[Begin]

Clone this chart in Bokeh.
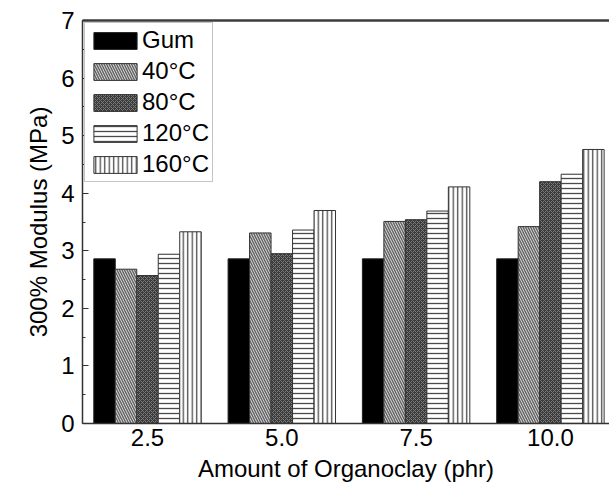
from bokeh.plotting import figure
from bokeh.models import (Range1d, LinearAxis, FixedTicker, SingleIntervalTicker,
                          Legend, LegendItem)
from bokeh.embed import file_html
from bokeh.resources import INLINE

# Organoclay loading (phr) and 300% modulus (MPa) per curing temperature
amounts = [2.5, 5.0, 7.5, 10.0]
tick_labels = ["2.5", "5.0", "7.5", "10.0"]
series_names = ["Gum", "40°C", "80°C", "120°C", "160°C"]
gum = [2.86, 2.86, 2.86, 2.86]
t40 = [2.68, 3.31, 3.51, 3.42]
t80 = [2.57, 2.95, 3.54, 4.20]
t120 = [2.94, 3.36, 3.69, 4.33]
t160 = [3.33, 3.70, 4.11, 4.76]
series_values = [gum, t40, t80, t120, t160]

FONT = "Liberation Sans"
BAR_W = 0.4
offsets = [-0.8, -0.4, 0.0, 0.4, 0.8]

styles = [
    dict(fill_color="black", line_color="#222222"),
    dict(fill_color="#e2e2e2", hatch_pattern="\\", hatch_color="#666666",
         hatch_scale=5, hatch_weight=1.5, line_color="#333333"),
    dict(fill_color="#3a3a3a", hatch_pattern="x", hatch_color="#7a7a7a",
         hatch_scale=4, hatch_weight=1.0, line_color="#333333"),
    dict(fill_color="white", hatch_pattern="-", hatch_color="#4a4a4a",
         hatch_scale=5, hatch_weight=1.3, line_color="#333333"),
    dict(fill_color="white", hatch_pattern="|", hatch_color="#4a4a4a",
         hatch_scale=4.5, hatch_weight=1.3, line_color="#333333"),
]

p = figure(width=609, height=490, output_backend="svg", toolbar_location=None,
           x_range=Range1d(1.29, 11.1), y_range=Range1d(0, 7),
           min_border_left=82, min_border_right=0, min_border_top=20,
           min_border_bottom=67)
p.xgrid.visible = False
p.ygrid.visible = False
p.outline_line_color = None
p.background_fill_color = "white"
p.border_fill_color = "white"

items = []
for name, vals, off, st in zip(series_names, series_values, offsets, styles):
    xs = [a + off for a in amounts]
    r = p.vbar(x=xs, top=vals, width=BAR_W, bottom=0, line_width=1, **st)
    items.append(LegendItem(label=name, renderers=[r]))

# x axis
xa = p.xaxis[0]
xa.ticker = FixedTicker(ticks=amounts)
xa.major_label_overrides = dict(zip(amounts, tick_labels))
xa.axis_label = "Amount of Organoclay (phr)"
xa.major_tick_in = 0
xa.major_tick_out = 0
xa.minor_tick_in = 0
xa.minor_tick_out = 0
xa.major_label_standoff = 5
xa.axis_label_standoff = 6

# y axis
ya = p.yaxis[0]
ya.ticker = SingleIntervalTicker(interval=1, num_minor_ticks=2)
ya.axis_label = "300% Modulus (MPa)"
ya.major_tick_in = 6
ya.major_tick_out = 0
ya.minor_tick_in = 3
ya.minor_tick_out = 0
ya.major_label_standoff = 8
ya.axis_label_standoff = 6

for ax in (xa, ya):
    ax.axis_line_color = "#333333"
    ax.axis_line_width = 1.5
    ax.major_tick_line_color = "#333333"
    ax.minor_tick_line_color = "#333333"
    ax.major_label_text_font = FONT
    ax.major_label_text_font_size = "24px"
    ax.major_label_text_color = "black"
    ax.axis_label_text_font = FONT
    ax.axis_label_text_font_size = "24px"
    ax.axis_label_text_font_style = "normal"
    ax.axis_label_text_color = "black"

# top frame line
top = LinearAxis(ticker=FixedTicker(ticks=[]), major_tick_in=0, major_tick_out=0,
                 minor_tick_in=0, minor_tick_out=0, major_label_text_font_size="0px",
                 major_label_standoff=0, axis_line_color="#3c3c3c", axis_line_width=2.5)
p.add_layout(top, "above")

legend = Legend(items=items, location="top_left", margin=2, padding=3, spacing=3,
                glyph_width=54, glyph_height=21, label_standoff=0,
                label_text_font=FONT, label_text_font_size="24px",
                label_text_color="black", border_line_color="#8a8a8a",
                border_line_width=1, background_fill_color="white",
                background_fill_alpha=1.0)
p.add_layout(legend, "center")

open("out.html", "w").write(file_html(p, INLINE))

[End]

Given problem |
Write out each line of the data exactly; the images should be left out.

Correct answer |
Clone this chart in Bokeh.
from bokeh.plotting import figure
from bokeh.models import (Range1d, LinearAxis, FixedTicker, SingleIntervalTicker,
                          Legend, LegendItem)
from bokeh.embed import file_html
from bokeh.resources import INLINE

# Organoclay loading (phr) and 300% modulus (MPa) per curing temperature
amounts = [2.5, 5.0, 7.5, 10.0]
tick_labels = ["2.5", "5.0", "7.5", "10.0"]
series_names = ["Gum", "40°C", "80°C", "120°C", "160°C"]
gum = [2.86, 2.86, 2.86, 2.86]
t40 = [2.68, 3.31, 3.51, 3.42]
t80 = [2.57, 2.95, 3.54, 4.20]
t120 = [2.94, 3.36, 3.69, 4.33]
t160 = [3.33, 3.70, 4.11, 4.76]
series_values = [gum, t40, t80, t120, t160]

FONT = "Liberation Sans"
BAR_W = 0.4
offsets = [-0.8, -0.4, 0.0, 0.4, 0.8]

styles = [
    dict(fill_color="black", line_color="#222222"),
    dict(fill_color="#e2e2e2", hatch_pattern="\\", hatch_color="#666666",
         hatch_scale=5, hatch_weight=1.5, line_color="#333333"),
    dict(fill_color="#3a3a3a", hatch_pattern="x", hatch_color="#7a7a7a",
         hatch_scale=4, hatch_weight=1.0, line_color="#333333"),
    dict(fill_color="white", hatch_pattern="-", hatch_color="#4a4a4a",
         hatch_scale=5, hatch_weight=1.3, line_color="#333333"),
    dict(fill_color="white", hatch_pattern="|", hatch_color="#4a4a4a",
         hatch_scale=4.5, hatch_weight=1.3, line_color="#333333"),
]

p = figure(width=609, height=490, output_backend="svg", toolbar_location=None,
           x_range=Range1d(1.29, 11.1), y_range=Range1d(0, 7),
           min_border_left=82, min_border_right=0, min_border_top=20,
           min_border_bottom=67)
p.xgrid.visible = False
p.ygrid.visible = False
p.outline_line_color = None
p.background_fill_color = "white"
p.border_fill_color = "white"

items = []
for name, vals, off, st in zip(series_names, series_values, offsets, styles):
    xs = [a + off for a in amounts]
    r = p.vbar(x=xs, top=vals, width=BAR_W, bottom=0, line_width=1, **st)
    items.append(LegendItem(label=name, renderers=[r]))

# x axis
xa = p.xaxis[0]
xa.ticker = FixedTicker(ticks=amounts)
xa.major_label_overrides = dict(zip(amounts, tick_labels))
xa.axis_label = "Amount of Organoclay (phr)"
xa.major_tick_in = 0
xa.major_tick_out = 0
xa.minor_tick_in = 0
xa.minor_tick_out = 0
xa.major_label_standoff = 5
xa.axis_label_standoff = 6

# y axis
ya = p.yaxis[0]
ya.ticker = SingleIntervalTicker(interval=1, num_minor_ticks=2)
ya.axis_label = "300% Modulus (MPa)"
ya.major_tick_in = 6
ya.major_tick_out = 0
ya.minor_tick_in = 3
ya.minor_tick_out = 0
ya.major_label_standoff = 8
ya.axis_label_standoff = 6

for ax in (xa, ya):
    ax.axis_line_color = "#333333"
    ax.axis_line_width = 1.5
    ax.major_tick_line_color = "#333333"
    ax.minor_tick_line_color = "#333333"
    ax.major_label_text_font = FONT
    ax.major_label_text_font_size = "24px"
    ax.major_label_text_color = "black"
    ax.axis_label_text_font = FONT
    ax.axis_label_text_font_size = "24px"
    ax.axis_label_text_font_style = "normal"
    ax.axis_label_text_color = "black"

# top frame line
top = LinearAxis(ticker=FixedTicker(ticks=[]), major_tick_in=0, major_tick_out=0,
                 minor_tick_in=0, minor_tick_out=0, major_label_text_font_size="0px",
                 major_label_standoff=0, axis_line_color="#3c3c3c", axis_line_width=2.5)
p.add_layout(top, "above")

legend = Legend(items=items, location="top_left", margin=2, padding=3, spacing=3,
                glyph_width=54, glyph_height=21, label_standoff=0,
                label_text_font=FONT, label_text_font_size="24px",
                label_text_color="black", border_line_color="#8a8a8a",
                border_line_width=1, background_fill_color="white",
                background_fill_alpha=1.0)
p.add_layout(legend, "center")

open("out.html", "w").write(file_html(p, INLINE))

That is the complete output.